Zoe Braithwaite – Lockdown acrobatics – AMPED culture and music

Zoe Braithwaite and performance partner.Images copyright: Kristin Taylor

Lockdown is a strange time that many people question, especially small business owners in the entertainment industry. This week we’re focusing on how one local woman who is dealing with the business lockdown measures.

We’re here with Zoe Braithwaite whose livelihood depends on the entertainment industry.

As a yoga teacher, acrobatic professional and performer, her business has lost 80 percent of her income flow. We dive into her journey up until present, what she’s up too and the benefits of yoga.

Zoe came to her vibrant lifestyle simply by having parents who allowed her to explore and express on the monkey bars.

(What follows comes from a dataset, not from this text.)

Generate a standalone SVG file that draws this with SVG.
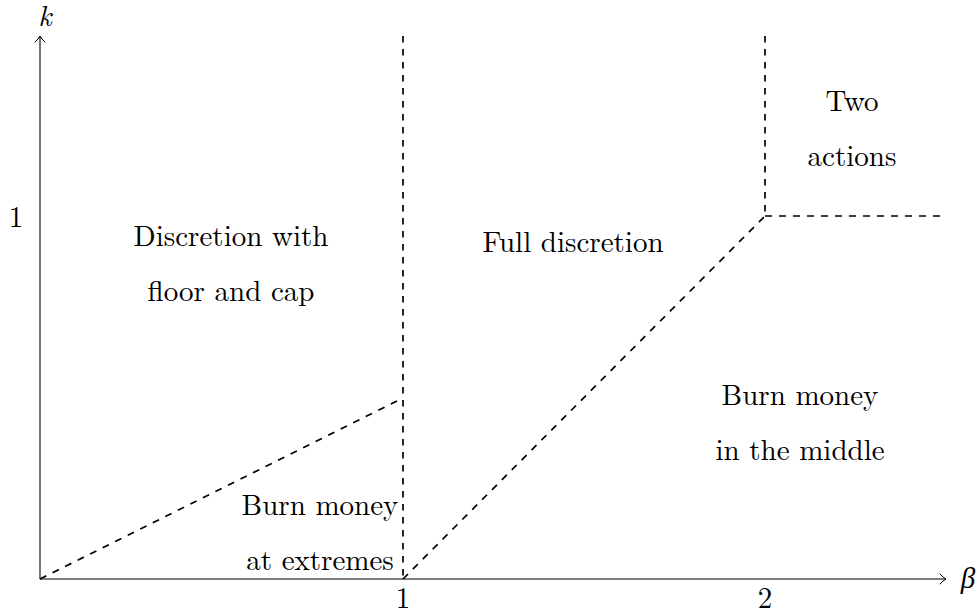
<svg xmlns="http://www.w3.org/2000/svg" width="979" height="615" viewBox="0 0 979 615">
<style>
.ax{stroke:#000;stroke-width:1.1;fill:none}
.d{stroke:#000;stroke-width:1.7;fill:none;stroke-dasharray:7 7}
.dv{stroke:#000;stroke-width:1.7;fill:none;stroke-dasharray:6.5 6.5}
.ah{stroke:#000;stroke-width:1;fill:none;stroke-linecap:round}
text{font-family:"Latin Modern Roman","Liberation Serif","DejaVu Serif",serif;font-size:29px;fill:#000;text-anchor:middle}
.it{font-style:italic}
</style>
<rect width="979" height="615" fill="#fff"/>
<g id="axes">
<line class="ax" x1="40" y1="579" x2="946" y2="579"/>
<line class="ax" x1="40" y1="579" x2="40" y2="36"/>
<path class="ah" d="M940,574 Q943,577.5 946,579 Q943,580.5 940,584"/>
<path class="ah" d="M35,42 Q38.5,39 40,36 Q41.5,39 45,42"/>
<text class="it" x="45" y="26">k</text>
<text class="it" x="968" y="588">β</text>
<text x="16" y="227">1</text>
<text x="403" y="608">1</text>
<text x="765" y="608">2</text>
</g>
<g id="connectors">
<line class="dv" x1="403" y1="36" x2="403" y2="579"/>
<line class="d" x1="40" y1="579" x2="403" y2="398"/>
<line class="d" x1="403" y1="579" x2="765" y2="216"/>
<line class="dv" x1="765" y1="36" x2="765" y2="216"/>
<line class="d" x1="765" y1="216" x2="946" y2="216"/>
</g>
<g id="discretion-floor-cap">
<text x="231" y="246">Discretion with</text>
<text x="231" y="301">floor and cap</text>
</g>
<g id="full-discretion">
<text x="573" y="252">Full discretion</text>
</g>
<g id="two-actions">
<text x="852" y="111">Two</text>
<text x="852" y="166">actions</text>
</g>
<g id="burn-middle">
<text x="800" y="405">Burn money</text>
<text x="800" y="460">in the middle</text>
</g>
<g id="burn-extremes">
<text x="320" y="515">Burn money</text>
<text x="320" y="570">at extremes</text>
</g>
</svg>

By the time she was out of school she went to India to study yoga. Extensive further travel and hunger for knowledge developed around this place of ‘no mind’ one can achieve.

Zoe thinks the world wide yoga boom is from good marketing but also from an intuitive yearning for internal processes.

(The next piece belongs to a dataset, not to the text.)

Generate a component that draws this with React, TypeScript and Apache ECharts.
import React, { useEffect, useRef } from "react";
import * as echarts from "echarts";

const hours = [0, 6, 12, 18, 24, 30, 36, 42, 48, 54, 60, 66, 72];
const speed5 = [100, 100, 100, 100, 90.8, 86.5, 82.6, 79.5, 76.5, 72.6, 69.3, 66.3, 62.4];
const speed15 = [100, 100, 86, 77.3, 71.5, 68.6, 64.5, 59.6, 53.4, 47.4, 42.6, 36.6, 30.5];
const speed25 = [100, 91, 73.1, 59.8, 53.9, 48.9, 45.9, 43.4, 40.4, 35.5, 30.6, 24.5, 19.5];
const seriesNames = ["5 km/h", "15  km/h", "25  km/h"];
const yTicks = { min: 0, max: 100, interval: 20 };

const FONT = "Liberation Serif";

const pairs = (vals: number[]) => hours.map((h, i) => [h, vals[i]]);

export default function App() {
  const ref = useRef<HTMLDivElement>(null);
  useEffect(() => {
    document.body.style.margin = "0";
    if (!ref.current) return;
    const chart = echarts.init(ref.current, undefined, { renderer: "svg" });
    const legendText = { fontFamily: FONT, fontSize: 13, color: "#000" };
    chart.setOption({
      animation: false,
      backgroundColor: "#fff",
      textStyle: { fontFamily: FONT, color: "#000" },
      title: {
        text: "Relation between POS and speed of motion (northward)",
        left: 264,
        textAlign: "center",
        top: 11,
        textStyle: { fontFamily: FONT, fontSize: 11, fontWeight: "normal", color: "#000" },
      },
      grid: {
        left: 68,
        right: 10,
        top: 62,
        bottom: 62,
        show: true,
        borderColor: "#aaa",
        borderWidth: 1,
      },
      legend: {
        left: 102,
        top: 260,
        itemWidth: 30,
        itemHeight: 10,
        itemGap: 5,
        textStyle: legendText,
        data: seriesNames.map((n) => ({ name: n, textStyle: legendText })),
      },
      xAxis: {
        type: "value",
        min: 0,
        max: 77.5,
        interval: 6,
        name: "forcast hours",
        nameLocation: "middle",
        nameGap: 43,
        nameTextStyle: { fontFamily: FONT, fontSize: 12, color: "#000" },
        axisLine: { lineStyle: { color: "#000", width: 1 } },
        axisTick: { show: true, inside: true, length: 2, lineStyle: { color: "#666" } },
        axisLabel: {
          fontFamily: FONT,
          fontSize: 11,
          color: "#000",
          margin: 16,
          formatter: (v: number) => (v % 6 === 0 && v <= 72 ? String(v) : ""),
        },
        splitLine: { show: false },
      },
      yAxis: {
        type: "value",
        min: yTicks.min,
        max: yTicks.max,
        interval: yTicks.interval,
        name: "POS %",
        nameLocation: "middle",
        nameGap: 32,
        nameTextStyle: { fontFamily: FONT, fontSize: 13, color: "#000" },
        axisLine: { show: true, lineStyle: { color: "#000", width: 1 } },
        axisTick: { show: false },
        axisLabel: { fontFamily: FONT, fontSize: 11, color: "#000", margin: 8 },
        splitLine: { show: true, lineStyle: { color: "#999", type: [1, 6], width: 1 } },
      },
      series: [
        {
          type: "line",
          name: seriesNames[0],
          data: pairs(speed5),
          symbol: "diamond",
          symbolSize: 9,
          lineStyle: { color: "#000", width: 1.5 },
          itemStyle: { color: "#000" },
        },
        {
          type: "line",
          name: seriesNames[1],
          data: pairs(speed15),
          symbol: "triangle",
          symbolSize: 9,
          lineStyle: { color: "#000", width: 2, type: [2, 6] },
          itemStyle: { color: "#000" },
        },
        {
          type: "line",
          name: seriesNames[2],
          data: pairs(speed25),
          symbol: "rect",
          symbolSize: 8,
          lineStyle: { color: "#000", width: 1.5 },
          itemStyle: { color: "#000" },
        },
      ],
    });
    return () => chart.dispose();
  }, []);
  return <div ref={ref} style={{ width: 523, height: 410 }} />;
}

“people want to create a different narrative for themselves that isn’t dictated by what the external environment is telling them or their reaction to that, become more connected to who they are, what their story is and find a way to listen to their own inner knowing”

“people want to create a different narrative for themselves that isn’t dictated by what the external environment is telling them or their reaction to that, become more connected to who they are, what their story is and find a way to listen to their own inner knowing”

Zoe talks about Acroyoga

“If you think about it, you’ve got someone on the ground who is holding up someone’s entire weight above them. In order to do this you need a lot of trust and you need a lot of support, so it’s intrinsically built into the practice. Without this we couldn’t balance. 

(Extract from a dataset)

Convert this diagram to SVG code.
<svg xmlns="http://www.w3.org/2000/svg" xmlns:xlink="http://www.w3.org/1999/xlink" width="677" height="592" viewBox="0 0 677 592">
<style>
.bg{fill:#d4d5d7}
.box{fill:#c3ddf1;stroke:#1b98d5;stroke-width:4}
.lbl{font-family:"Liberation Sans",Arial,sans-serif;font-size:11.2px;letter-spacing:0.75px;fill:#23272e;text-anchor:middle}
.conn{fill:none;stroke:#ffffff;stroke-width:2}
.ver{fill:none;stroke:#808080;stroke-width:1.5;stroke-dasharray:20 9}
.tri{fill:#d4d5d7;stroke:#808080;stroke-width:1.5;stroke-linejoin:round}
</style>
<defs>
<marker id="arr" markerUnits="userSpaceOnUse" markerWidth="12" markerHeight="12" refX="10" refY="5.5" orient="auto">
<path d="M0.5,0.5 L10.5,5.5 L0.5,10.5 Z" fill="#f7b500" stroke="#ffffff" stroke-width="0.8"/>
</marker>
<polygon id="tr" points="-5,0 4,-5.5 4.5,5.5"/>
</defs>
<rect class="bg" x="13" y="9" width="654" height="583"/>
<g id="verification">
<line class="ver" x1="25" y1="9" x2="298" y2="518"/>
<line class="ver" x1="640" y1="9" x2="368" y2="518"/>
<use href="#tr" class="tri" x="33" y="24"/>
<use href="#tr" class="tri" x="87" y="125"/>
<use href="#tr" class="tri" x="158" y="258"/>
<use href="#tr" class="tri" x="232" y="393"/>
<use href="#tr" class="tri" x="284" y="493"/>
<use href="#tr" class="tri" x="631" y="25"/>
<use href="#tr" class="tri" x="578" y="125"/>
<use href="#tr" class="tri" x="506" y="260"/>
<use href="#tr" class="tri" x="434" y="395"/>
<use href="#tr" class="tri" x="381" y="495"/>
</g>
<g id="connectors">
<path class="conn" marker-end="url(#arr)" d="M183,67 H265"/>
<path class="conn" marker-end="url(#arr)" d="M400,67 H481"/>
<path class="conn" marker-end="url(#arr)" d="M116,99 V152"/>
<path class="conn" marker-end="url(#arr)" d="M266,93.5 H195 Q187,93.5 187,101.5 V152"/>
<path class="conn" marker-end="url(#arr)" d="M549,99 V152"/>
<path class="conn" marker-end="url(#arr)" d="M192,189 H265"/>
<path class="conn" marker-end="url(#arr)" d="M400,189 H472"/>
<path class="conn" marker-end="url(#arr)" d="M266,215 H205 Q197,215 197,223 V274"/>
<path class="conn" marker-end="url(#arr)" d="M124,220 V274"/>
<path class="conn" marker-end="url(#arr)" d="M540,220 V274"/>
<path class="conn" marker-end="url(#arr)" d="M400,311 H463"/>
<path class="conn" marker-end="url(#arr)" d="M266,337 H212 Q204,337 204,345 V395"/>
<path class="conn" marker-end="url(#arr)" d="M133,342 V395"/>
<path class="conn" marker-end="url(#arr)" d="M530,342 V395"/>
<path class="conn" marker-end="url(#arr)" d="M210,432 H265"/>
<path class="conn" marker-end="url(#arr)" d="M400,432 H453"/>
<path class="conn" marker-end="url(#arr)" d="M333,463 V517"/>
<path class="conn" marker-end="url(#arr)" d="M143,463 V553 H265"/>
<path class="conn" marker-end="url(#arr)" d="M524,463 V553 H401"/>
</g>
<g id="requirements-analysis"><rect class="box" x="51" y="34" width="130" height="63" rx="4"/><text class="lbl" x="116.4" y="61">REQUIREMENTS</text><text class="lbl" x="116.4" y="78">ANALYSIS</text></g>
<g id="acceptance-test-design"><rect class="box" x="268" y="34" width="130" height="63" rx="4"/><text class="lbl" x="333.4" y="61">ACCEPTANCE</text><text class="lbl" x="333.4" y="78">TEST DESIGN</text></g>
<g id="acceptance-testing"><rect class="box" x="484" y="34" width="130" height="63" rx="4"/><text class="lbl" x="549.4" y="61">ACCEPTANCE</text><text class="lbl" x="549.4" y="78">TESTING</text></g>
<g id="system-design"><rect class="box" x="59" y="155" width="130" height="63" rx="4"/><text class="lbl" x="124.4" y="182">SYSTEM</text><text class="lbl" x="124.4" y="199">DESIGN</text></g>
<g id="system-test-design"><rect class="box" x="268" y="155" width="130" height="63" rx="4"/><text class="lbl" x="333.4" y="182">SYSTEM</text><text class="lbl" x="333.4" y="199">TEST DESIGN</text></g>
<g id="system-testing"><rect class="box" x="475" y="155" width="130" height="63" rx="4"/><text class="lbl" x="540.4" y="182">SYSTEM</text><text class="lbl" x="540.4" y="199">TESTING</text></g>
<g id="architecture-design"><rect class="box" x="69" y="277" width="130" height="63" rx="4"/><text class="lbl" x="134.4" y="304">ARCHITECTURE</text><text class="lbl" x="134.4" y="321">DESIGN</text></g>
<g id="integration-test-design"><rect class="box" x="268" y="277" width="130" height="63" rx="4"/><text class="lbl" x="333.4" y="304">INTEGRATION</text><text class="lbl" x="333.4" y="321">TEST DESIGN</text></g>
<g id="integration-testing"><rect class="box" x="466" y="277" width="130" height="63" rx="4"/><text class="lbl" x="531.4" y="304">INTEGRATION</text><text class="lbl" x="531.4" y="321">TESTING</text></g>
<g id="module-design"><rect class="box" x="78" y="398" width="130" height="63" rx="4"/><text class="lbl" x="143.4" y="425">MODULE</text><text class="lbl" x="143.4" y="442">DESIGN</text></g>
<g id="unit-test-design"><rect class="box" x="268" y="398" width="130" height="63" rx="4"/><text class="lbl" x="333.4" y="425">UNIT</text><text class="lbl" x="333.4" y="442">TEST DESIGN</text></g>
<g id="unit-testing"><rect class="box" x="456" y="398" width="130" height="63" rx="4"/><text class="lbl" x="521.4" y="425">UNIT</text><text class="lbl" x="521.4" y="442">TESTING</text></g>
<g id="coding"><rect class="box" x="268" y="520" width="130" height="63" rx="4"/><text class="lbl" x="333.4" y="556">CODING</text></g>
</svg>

“When we are first born, the most fundamental aspect of a secure, safe relationship is trust.
If you don’t trust you primary caregiver, you’re going to develop all sorts of maladaptive behaviours, anxiety etc, which don’t support healthy, secure relationships. It’s a blueprint for then how you operate in your relationships from then on.”

“In Acro we cultivate and embody these fundamental relationships to sustain and create successful, healthy relationships. The level of connectivity isn’t just physical”

Discipline for Zoe comes from being a creature of habit

“A minimum 7 minutes a day and you will build a regular practice. You can always achieve 7 minutes, but then it becomes 15, half an hour, it becomes like a coffee and you can’t live without it. Discipline is always about habit. For me, health and fitness is my insurance policy.

“I’ve had extreme injuries and I’ve needed to maintain a practice in order to allow my body to keep functioning in its optimum capacity. The hardest thing about owning a small business is that you have to keep believing in yourself.

“If you keep producing the best content, the gigs will come; you have to have that belief”

Zoe runs the most marvellous retreats that go for 3 days or more, where people can come connect and participate in Acroyoga. This has been one of the benefits of the lockdowns as she has been able to have time to plan for retreats but all her other hard work has fallen to the wayside.

“I was just about to buy a house and I couldn’t. I lost all my weekly gigs, everything I built for 20 years disappeared. I’m still teaching online, making costumes, constantly adapting, but it’s tough. From a financial point of view it’s been a significant blow”

Zoe stays positive and keeps hustling, her love for the central coast and her community bigger than ever.